- Exercise description:
Transcribe the records below from the first line to the line that includes "(fA) -- (fB) -- (fC);", inclusive, and omit the pictures.

[Stored records]

----------

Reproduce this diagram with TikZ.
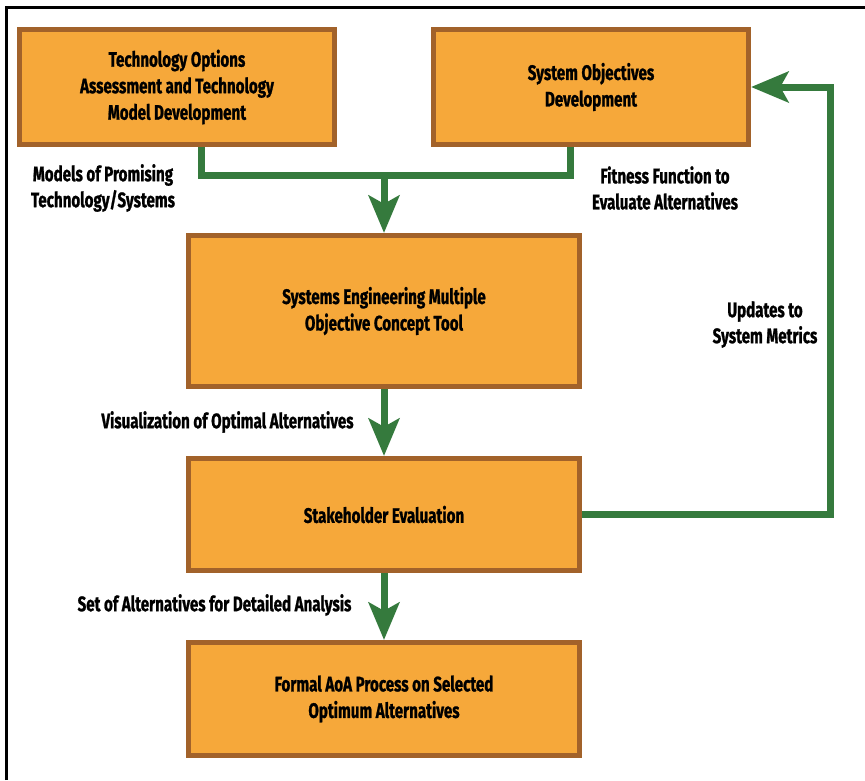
\documentclass[tikz,border=0pt]{standalone}
\usepackage{fontspec}
\newfontfamily\cond{Fira Sans}[FakeStretch=0.72, FakeBold=1]
\usetikzlibrary{arrows.meta}
\definecolor{boxfill}{HTML}{F6A83A}
\definecolor{boxline}{HTML}{A2622A}
\definecolor{flowgreen}{HTML}{357A3D}
\tikzset{
  procbox/.style={draw=boxline, fill=boxfill, line width=5.5pt, align=center,
    font=\cond\bfseries\fontsize{21}{26.5}\selectfont, inner sep=0pt},
  lbl/.style={align=center, font=\cond\bfseries\fontsize{21}{26}\selectfont, inner sep=0pt},
  flow/.style={draw=flowgreen, line width=7pt, line join=miter},
  flowarrow/.style={flow, -{Stealth[length=38pt, width=32pt, inset=9pt, line width=0pt, fill=flowgreen]}},
  framepart/.style={draw=black, line width=3pt}
}
\begin{document}
\begin{tikzpicture}[x=1pt, y=-1pt]
\useasboundingbox (0,0) rectangle (865,780);
% partial outer frame
\coordinate (fA) at (6.5,780);
\coordinate (fB) at (6.5,7);
\coordinate (fC) at (865,7);
\draw[framepart] (fA) -- (fB) -- (fC);

% boxes
\node[procbox, minimum width=315pt, minimum height=115pt] (b1) at (177,87)
  {Technology Options\\Assessment and Technology\\Model Development};
\node[procbox, minimum width=315pt, minimum height=115pt] (b2) at (591,87)
  {System Objectives\\Development};
\node[procbox, minimum width=391pt, minimum height=151pt] (b3) at (384,311)
  {Systems Engineering Multiple\\Objective Concept Tool};
\node[procbox, minimum width=391pt, minimum height=112pt] (b4) at (384,514.5)
  {Stakeholder Evaluation};
\node[procbox, minimum width=391pt, minimum height=113pt] (b5) at (384,699)
  {Formal AoA Process on Selected\\Optimum Alternatives};

% labels
\node[lbl] (l1) at (103,188) {Models of Promising\\Technology/Systems};
\node[lbl] (l2) at (665,188) {Fitness Function to\\Evaluate Alternatives};
\node[lbl] (l3) at (765,324.5) {Updates to\\System Metrics};
\node[lbl] (l4) at (227.5,422) {Visualization of Optimal Alternatives};
\node[lbl] (l5) at (214.5,605) {Set of Alternatives for Detailed Analysis};

% connectors
\coordinate (jL) at (201,175);
\coordinate (jR) at (570,175);
\coordinate (jM) at (384,175);
\draw[flow] (b1.south -| jL) -- (jL) -- (jR) -- (b2.south -| jR);
\draw[flowarrow] (jM) -- (b3.north);
\draw[flowarrow] (b3.south) -- (b4.north);
\draw[flowarrow] (b4.south) -- (b5.north);
\coordinate (fb) at (830,87);
\draw[flowarrow] (b4.east) -- (b4.east -| fb) -- (fb) -- (b2.east);
\end{tikzpicture}
\end{document}
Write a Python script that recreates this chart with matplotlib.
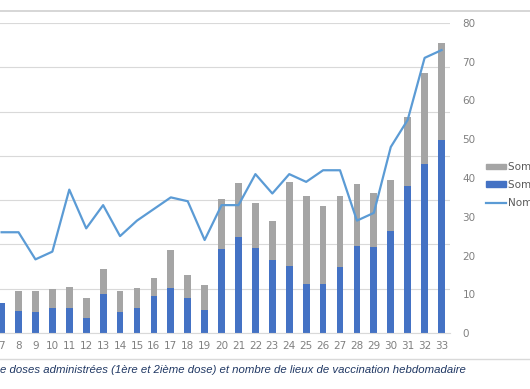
import numpy as np
import matplotlib
matplotlib.use('Agg')
import matplotlib.pyplot as plt
from matplotlib.patches import Patch
from matplotlib.lines import Line2D

# semaines visibles dans le recadrage
semaines = list(range(7, 34))
# doses (echelle gauche, non visible dans le recadrage)
dose1 = [680, 490, 470, 560, 560, 350, 890, 470, 560, 840, 1020, 800, 520,
         1900, 2160, 1930, 1640, 1510, 1100, 1100, 1480, 1970, 1940, 2300,
         3330, 3810, 4350]
total = [680, 955, 940, 1000, 1040, 800, 1440, 950, 1010, 1240, 1870, 1320, 1080,
         3030, 3380, 2940, 2520, 3410, 3090, 2860, 3090, 3370, 3170, 3450,
         4870, 5880, 6550]
dose2 = [t - d for t, d in zip(total, dose1)]
# nombre de lieux (echelle droite)
lieux = [26, 26, 19, 21, 37, 27, 33, 25, 29, 32, 35, 34, 24,
         33, 33, 41, 36, 41, 39, 42, 42, 29, 31, 48, 55, 71, 73]

c_gris = '#a5a5a5'
c_bleu = '#4472c4'
c_ligne = '#5b9bd5'
c_txt = '#808080'

fig = plt.figure(figsize=(5.30, 3.89), dpi=100)
ax = fig.add_axes([0.0, 56 / 389, 450 / 530, 310 / 389])
ax2 = ax.twinx()

ax.bar(semaines, dose1, width=0.4, color=c_bleu, zorder=2)
ax.bar(semaines, dose2, width=0.4, bottom=dose1, color=c_gris, zorder=2)
ax2.plot(semaines, lieux, color=c_ligne, lw=1.6, zorder=3)

ax.set_xlim(7 - 1.6 / 16.92, 33.5)
ax.set_ylim(0, 7000)
ax.set_yticks(np.arange(0, 7001, 1000))
ax.yaxis.grid(True, color='#d9d9d9', lw=0.8, zorder=0)
ax.set_axisbelow(True)
ax.tick_params(axis='y', left=False, labelleft=False)
ax.set_xticks(semaines)
ax.set_xticklabels([str(s) for s in semaines])
ax.tick_params(axis='x', length=0, labelsize=7.5, colors=c_txt, pad=6)

ax2.set_ylim(0, 80)
ax2.set_yticks(range(0, 81, 10))
ax2.tick_params(axis='y', length=0, labelsize=7.5, colors=c_txt, pad=9)
for a in (ax, ax2):
    for s in a.spines.values():
        s.set_visible(False)
ax.spines['bottom'].set_visible(True)
ax.spines['bottom'].set_color('#d9d9d9')

poignees = [Patch(color=c_gris), Patch(color=c_bleu),
            Line2D([], [], color=c_ligne, lw=1.6)]
noms = ['Somme de 2ième dose', 'Somme de 1ère dose', 'Nombre de lieux de vaccination']
fig.legend(poignees, noms, loc='center left', bbox_to_anchor=(481 / 530, 1 - 185 / 389),
           frameon=False, fontsize=7.5, labelcolor='#595959', borderpad=0,
           handlelength=1.9, handleheight=0.45, handletextpad=0.2, labelspacing=0.75)

# cadre du graphique (haut et bas)
fig.add_artist(Line2D([0, 1], [1 - 11 / 389] * 2, color='#d0d0d0', lw=1.2))
fig.add_artist(Line2D([0, 1], [1 - 359 / 389] * 2, color='#d9d9d9', lw=1.0))

fig.text(0.0, 1 - 370 / 389,
         'e doses administrées (1ère et 2ième dose) et nombre de lieux de vaccination hebdomadaire',
         style='italic', color='#203864', fontsize=8.2, family='Liberation Sans',
         va='center', ha='left')

fig.savefig('out.png', dpi=100)
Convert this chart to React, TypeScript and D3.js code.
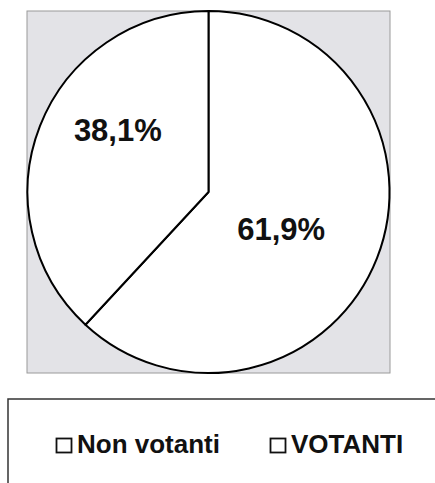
import React from 'react';
import * as d3 from 'd3';

// pie slices, in drawing order (clockwise from 12 o'clock)
const categories = ['VOTANTI', 'Non votanti'];
const shares = [61.9, 38.1];
const sliceLabels = ['61,9%', '38,1%'];
// legend reads in the opposite order
const legendOrder = ['Non votanti', 'VOTANTI'];

const WIDTH = 435;
const HEIGHT = 483;
const FONT = '"Liberation Sans", Arial, sans-serif';

// small hand nudges so the labels sit where the original put them
const labelNudge: Record<string, { dx: number; dy: number }> = {
  VOTANTI: { dx: -20, dy: 1 },
  'Non votanti': { dx: 2, dy: -26 },
};

export default function App() {
  const plot = { x: 27, y: 11, w: 363, h: 362 };
  const cx = plot.x + plot.w / 2;
  const cy = plot.y + plot.h / 2;
  const radius = Math.min(plot.w, plot.h) / 2;

  const rows = categories.map((c, i) => ({ key: c, value: shares[i], label: sliceLabels[i] }));
  const pie = d3.pie<any>().sort(null).value(d => d.value);
  const arcs = pie(rows);

  const arc = d3.arc<any>().innerRadius(0).outerRadius(radius);
  const labelArc = d3.arc<any>().innerRadius(radius * 0.55).outerRadius(radius * 0.55);

  const legendX = d3.scalePoint<string>().domain(legendOrder).range([56, 270]);
  const legendY = 438;
  const swatch = 15;

  return (
    <svg
      width={WIDTH}
      height={HEIGHT}
      style={{ position: 'absolute', left: 0, top: 0, display: 'block', background: '#fff' }}
    >
      {/* grey plot area */}
      <rect x={plot.x} y={plot.y} width={plot.w} height={plot.h} fill="#e3e3e7" stroke="#9a9a9a" strokeWidth={1} />

      <g transform={`translate(${cx},${cy})`}>
        {arcs.map(a => (
          <path key={a.data.key} d={arc(a) || ''} fill="#fff" stroke="#000" strokeWidth={2} strokeLinejoin="round" />
        ))}
        {arcs.map(a => {
          const [x, y] = labelArc.centroid(a);
          const n = labelNudge[a.data.key];
          return (
            <text
              key={a.data.key}
              x={x + n.dx}
              y={y + n.dy + 11}
              textAnchor="middle"
              fontFamily={FONT}
              fontWeight="bold"
              fontSize={31}
              fill="#111"
            >
              {a.data.label}
            </text>
          );
        })}
      </g>

      {/* legend box, runs off the right and bottom edges */}
      <rect x={8} y={399} width={520} height={200} fill="#fff" stroke="#333" strokeWidth={1.5} />
      {legendOrder.map(k => (
        <g key={k} transform={`translate(${legendX(k)},${legendY})`}>
          <rect x={0.5} y={0.5} width={swatch} height={swatch - 1} fill="#fff" stroke="#111" strokeWidth={1.8} />
          <text x={swatch + 6} y={swatch} fontFamily={FONT} fontWeight="bold" fontSize={26} fill="#111">
            {k}
          </text>
        </g>
      ))}
    </svg>
  );
}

----------

- Worked answer:
Reproduce this diagram with TikZ.
\documentclass[tikz,border=0pt]{standalone}
\usepackage{fontspec}
\newfontfamily\cond{Fira Sans}[FakeStretch=0.72, FakeBold=1]
\usetikzlibrary{arrows.meta}
\definecolor{boxfill}{HTML}{F6A83A}
\definecolor{boxline}{HTML}{A2622A}
\definecolor{flowgreen}{HTML}{357A3D}
\tikzset{
  procbox/.style={draw=boxline, fill=boxfill, line width=5.5pt, align=center,
    font=\cond\bfseries\fontsize{21}{26.5}\selectfont, inner sep=0pt},
  lbl/.style={align=center, font=\cond\bfseries\fontsize{21}{26}\selectfont, inner sep=0pt},
  flow/.style={draw=flowgreen, line width=7pt, line join=miter},
  flowarrow/.style={flow, -{Stealth[length=38pt, width=32pt, inset=9pt, line width=0pt, fill=flowgreen]}},
  framepart/.style={draw=black, line width=3pt}
}
\begin{document}
\begin{tikzpicture}[x=1pt, y=-1pt]
\useasboundingbox (0,0) rectangle (865,780);
% partial outer frame
\coordinate (fA) at (6.5,780);
\coordinate (fB) at (6.5,7);
\coordinate (fC) at (865,7);
\draw[framepart] (fA) -- (fB) -- (fC);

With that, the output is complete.